What is electricity? How can we understand it and control it to do what we want? Where do we start?

Can you see it? 

Yes, in a way. We’ve all seen lightning storms before and the lightning bolts that come along with one are definitely electrical discharges. If you’re not careful and short-circuit some power sources, like a wall outlet or a car battery, you get sparks. And if you watch very closely in a dark room, you can see a little blue flash when a big charge of static electricity jumps from your hand to the door knob.

Can you feel it?

I think we answered that question a second ago—static can really hurt! You really don’t want to get shocked by electricity as it’s not safe. Higher amounts of electrical current hurt even more.

Can you hear it?

You can even hear a really bad static discharge! The incessant buzzing you hear in electrical appliances is called “mains hum”.

But…can you smell it?

YES! In the instances where you can see or hear electricity (as with lightning) you’ll notice a distinct chlorine-like smell. This is from the ozone gas byproduct due to the surrounding air molecules becoming charged. 

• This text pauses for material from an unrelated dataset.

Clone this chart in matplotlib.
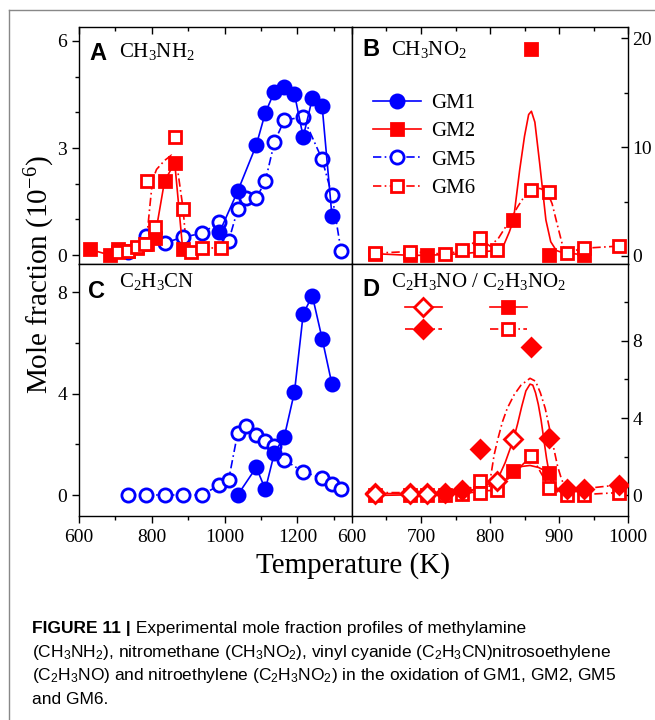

But what’s really happening here? What makes those flashes, sparks and tingling sensations?

All of these events result from an excess of electric charge, moving from an area with a high concentration of electric charge to an area with a lower concentration of that type of charge. 

Electric charge is a collection of excess negative subatomic particles called electrons.

When excess charges accumulate on an object and cannot immediately flow to an area with a balancing opposite positive charge, this results in static electricity. We call it “static” because it isn’t moving—until it does, all at once.

Photo by Circuit Globe

When static electricity builds up enough that it can jump to another object to balance itself, we get a spark or a flash of electricity. You touching the doorknob makes only a very small (but often still visible) flash; lightning jumping from ground to cloud or cloud to cloud is a huge flash, seen from miles away. Yes—that is a LOT of static electricity being discharged very quickly, which is why lightning is so dangerous.

Electrons are one of three types of subatomic particles that make up atoms. The other two, neutrons and protons, are bound tightly together and make up the nucleus of the atom. Electrons spin freely around the nucleus of an atom in orbits relatively far away from the pull of the nucleus, so you can strip them away from the atom pretty easily. This is why electrical currents are made up of electrons in motion, not protons.

There is something to understand about how the flow of electricity is described and illustrated. While it is true that actual electric current is made of negatively charged electrons flowing from an area with high negative electric charge towards an area with high positive charge, almost all of the engineering descriptions and illustrations of electric current show the exact opposite. In the industry, current is shown flowing in the other direction, from positive to negative.

The reason for this is complicated and buried in history. But you should know that we will be following the engineering convention of showing electricity as flowing from positive to negative.